The focus of their research is on an enzyme called topoisomerase. Ngabonziza is a senior biology major while Chang is a junior biology major. Chang said it is their hope that the research helps advance the field of cancer research.

“The reason we study it is because of its potential use in the discovery of new cancer drugs. It is involved in mitosis and hopefully will allow us to create better cancer medication,” he said.

The research is a culmination of the work done by the FHU Summer Research Team under the direction of Dr. Joe Deweese. The 2023 research team consisted of Chang, Ngabonziza, Allison Jones, Addie O’Brian, Matte Hardin, Brooke Latham and Clark Endsley. This was the second year for the Biochemical and Biomedical Sciences Summer Research Program at FHU.

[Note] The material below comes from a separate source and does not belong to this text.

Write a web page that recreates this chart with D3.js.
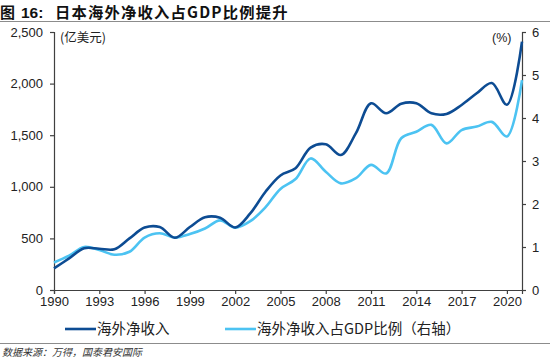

Founded in 1912, the Tennessee Academy of Science hosts scholars and students from all regions of Tennessee. Members are invited to present at both the graduate and undergraduate levels at their yearly meetings. These meetings cover multiple scientific disciplines, and FHU students presented as a part of the cellular and molecular biology section.

students presenting

In addition to the Tennessee Academy of Science, FHU senior Clark Endsley will present at the American Chemical Society meeting in March. The ACS is a major national science organization, and this year’s meeting will take place in New Orleans. Endsley’s presentation focuses on the computer program that can be used to study protein sequences. Endsley is a double major in biology and chemistry with a biochemistry emphasis

Deweese said the plan is to complete the work from the summer of 2023 and submit a research manuscript to a journal. Then, the team will begin preparing for additional research in the summer of 2024.

“The poster and presentation represent work over the last year including focused work by the summer research students during our 6-week program,” Deweese said. “The students have collectively run hundreds of reactions and dozens of DNA gels to gather this data, and we are excited to see it all come together. The students also presented their work in a series of presentations at FHU’s University Scholar’s Day, and we look forward to submitting it as a manuscript to a journal soon.”

The mission of Freed-Hardeman University is to help students develop their God-given talents for His glory by empowering them with an education that integrates Christian faith, scholarship and service. With locations in Henderson and Memphis, FHU offers associate, bachelor’s, master’s, specialist and doctoral degrees.